Adam Said, author of The Flames of Perdition, talks about his approach to writing and his plans for the future.
Why do you write? Is it something you’ve always done, or always wanted to do? Or is it something that you started fairly recently?
I have been writing since my teen years; however I wanted it to take one step further and write a full novel.
Tell me a little about The Flames of Perdition.
It is a Supernatural Fantasy novel with a bit of a double ended twist. I find that the Fantasy genre is becoming a little generic, with the medieval pre industrial settings and now we have a deluge of books featuring Vampires and werewolves. I tried to do something a little different with my novel and decided to set it in the Old West era. The protagonist John Cartwright is a Marshal of a small mining town. Three strangers arrive in town, shortly after which a number of people are killed in mysterious circumstances. While John is trying to hunt down the killer his past quickly catches up with him and he in turn is hunted by a gang of merciless killers bearing an old grudge. His life descends into chaos and he begins to suspect that nothing is quite what it appears to be.
Are there any authors who inspire you?
I am inspired by the likes of Raymond E Feist and Ian Banks. I have read most if not all of their books. Over the past few years I have been reading classical literature and authors such as Charles Dickens William Faulkner, and Herman Melville have had a profound influence upon my style of writing.
How do you write? Do you make yourself write a certain number of words per day?
I set myself a goal of writing at least 1000 words per day. If I am not at my computer I am usually sat on my sofa with a cup of tea with a pen and note pad in hand trying to flex the creative muscles with some random prose.
Did you try to get a conventional publisher or agent interested before you opted for self-publishing?
To be completely honest I did not even try. I did a lot of research before I started my novel and discovered that with the present state of the economy. conventional Publishing Houses are in complete disarray. Consequently they are less willing than before to take on new authors. So I decided to self-publish. We live in the digital age and I strongly believe that hard copy books will go the same way as LP records .They will become a retro vogue element, something you buy for the sake of nostalgia and self publishing will become the norm with traditional publishing houses disappearing more quickly than a fart in a wind factory. Well maybe not quite that quick, but you know what I mean :0.
What goals have you set yourself? Do you want to sell a certain number of books in 2012? Is there some way you measure success, on your own terms?

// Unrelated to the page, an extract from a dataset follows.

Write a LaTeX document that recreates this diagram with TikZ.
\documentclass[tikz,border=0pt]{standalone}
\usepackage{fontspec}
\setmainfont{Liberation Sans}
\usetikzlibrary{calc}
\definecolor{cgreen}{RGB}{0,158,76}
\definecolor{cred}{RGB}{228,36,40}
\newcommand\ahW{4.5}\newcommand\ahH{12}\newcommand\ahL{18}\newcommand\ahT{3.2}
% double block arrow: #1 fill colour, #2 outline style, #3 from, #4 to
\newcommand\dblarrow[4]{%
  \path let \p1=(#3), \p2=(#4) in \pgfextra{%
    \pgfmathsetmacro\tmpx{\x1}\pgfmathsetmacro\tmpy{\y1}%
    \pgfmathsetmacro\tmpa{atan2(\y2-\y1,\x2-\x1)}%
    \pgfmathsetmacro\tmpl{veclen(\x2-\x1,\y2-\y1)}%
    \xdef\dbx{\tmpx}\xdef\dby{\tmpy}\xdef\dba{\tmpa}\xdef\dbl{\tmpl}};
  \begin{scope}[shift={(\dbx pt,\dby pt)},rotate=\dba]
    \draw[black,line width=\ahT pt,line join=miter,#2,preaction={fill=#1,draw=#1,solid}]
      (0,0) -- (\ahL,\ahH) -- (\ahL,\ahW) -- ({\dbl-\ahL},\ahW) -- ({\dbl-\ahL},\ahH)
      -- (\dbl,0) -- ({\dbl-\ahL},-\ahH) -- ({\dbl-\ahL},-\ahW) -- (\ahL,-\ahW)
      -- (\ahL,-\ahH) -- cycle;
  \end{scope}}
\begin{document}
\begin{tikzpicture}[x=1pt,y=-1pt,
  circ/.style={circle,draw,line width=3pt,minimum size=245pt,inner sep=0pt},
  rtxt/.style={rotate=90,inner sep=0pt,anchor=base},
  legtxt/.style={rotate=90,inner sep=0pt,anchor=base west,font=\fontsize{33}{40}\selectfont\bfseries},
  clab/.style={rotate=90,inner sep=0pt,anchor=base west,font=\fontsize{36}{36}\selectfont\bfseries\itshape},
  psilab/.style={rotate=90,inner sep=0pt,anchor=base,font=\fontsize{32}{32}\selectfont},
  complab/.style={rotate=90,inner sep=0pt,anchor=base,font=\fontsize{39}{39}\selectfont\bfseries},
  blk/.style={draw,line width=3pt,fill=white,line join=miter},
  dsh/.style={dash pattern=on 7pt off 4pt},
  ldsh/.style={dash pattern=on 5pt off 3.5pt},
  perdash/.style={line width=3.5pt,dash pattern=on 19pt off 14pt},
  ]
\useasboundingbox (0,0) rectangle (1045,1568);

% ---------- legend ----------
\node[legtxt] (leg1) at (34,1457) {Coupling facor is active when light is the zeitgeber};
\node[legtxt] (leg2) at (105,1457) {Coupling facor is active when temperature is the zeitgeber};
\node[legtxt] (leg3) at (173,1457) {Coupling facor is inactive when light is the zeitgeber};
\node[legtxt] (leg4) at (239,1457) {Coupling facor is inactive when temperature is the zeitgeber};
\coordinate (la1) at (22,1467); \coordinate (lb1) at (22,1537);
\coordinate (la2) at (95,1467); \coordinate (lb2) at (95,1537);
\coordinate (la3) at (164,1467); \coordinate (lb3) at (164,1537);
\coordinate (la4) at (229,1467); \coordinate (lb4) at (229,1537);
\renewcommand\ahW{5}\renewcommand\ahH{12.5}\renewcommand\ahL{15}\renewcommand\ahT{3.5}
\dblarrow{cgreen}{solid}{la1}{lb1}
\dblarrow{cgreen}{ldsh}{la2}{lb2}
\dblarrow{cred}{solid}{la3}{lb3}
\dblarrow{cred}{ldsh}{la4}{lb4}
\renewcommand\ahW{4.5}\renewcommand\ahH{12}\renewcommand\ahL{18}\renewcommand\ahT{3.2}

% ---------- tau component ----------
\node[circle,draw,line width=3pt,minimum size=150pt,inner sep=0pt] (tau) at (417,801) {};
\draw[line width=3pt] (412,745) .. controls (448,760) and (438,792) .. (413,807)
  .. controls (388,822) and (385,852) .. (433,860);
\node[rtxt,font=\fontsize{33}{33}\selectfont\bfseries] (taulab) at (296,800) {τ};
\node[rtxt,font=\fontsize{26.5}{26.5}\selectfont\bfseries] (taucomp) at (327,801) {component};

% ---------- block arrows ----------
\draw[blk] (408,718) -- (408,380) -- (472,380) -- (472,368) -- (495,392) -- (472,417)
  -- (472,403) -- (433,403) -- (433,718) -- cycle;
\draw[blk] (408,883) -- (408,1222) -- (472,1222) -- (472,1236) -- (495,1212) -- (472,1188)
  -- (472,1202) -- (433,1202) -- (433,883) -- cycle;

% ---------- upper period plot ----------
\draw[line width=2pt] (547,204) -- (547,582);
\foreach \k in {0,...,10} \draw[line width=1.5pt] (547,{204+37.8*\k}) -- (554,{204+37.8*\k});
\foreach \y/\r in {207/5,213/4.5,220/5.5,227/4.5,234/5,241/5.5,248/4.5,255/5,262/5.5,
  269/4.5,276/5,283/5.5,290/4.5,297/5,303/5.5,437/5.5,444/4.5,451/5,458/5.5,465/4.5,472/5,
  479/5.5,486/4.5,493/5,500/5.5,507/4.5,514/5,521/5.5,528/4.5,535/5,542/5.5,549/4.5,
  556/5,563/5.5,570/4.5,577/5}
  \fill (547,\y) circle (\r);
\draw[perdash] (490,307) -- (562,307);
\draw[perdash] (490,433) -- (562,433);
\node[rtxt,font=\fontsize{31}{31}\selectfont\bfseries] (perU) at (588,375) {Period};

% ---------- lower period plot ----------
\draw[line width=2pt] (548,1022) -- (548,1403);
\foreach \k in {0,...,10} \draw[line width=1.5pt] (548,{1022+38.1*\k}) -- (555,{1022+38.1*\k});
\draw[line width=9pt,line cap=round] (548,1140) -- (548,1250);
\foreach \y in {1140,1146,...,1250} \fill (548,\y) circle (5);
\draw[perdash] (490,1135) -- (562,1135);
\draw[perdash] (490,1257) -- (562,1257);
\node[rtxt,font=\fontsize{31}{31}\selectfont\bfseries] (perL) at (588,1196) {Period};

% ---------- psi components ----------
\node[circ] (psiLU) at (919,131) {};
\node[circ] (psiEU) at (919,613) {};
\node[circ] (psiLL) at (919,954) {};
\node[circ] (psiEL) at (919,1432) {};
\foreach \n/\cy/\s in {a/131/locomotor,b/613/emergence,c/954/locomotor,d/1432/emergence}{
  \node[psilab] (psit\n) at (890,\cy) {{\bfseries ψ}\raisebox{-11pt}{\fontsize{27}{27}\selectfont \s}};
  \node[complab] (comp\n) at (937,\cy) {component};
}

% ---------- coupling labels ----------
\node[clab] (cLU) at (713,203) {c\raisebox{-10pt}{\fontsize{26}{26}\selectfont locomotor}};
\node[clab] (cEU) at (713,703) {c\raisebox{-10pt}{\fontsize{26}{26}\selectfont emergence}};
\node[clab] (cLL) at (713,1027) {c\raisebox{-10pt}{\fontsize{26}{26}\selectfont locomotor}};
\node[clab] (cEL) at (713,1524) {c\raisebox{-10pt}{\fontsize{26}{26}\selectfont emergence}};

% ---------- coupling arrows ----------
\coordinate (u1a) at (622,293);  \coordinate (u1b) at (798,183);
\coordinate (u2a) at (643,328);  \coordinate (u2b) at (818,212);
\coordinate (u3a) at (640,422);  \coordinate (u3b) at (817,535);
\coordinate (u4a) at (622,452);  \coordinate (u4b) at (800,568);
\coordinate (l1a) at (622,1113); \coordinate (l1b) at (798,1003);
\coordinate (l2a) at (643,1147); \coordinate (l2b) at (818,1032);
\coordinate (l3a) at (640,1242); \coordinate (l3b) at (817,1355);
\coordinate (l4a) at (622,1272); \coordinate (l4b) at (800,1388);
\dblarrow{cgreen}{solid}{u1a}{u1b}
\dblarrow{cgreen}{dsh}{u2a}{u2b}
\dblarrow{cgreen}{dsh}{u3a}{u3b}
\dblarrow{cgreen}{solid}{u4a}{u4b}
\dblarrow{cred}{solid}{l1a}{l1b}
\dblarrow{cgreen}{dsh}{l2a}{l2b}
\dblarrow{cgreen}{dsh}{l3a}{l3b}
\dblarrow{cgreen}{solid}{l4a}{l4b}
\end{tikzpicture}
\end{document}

I hear a lot of writers saying that they don’t write for success and that writing is some kind of hobby and that somehow it serendipitously catapulted them into the limelight. But that’s just a load of baloney. The goal for any writer is to become well known and have a lot of people read their books. I have a lot to say and I want a lot of people to read what I put down; that is my ultimate goal. I anticipate that 2012 will be a modest year for me, but if a few thousand people purchase my books and if some of them like it; I will consider that as being a successful year for me.
Have you signed up for KDP Select?
I have signed up for KDP select. It has not gone too badly for me I actually got some good reviews which was nice and sales are gradually picking up. The free promotions helped a little, sales piqued slightly. It was by no means an overriding success. As a self published writer you must find other means to promote your book. I am not overly concerned with the exclusivity cause, Amazon is a global powerhouse and it is completely dominating the market at the moment.
Away from Amazon, have you had much luck with other outlets?
No my book is not available via these sellers, but is available through Amazon’s other affiliates. I believe that there is some kind of legal wrangling going on between Barnes and Noble and Amazon, which means that they are no longer working in conjunction with one another.
Do you worry about Amazon gaining a monopoly in the ebook market?
The intrinsic characteristic of any Free Market Economy is that you either adapt to the changing markets or you inevitably fail. Amazon has simply adapted. Particularly since launching the the Kindle e-book reader. Consumers are spending more time shopping on line. So as a writer I must adapt too. Rather than worry about Amazon cornering the e-book market I plan on synchronising my more modest expectations with their grand ones.
What’s next? Do you have anything new coming out in 2012?
I am working on my next novel and it should be available later this year.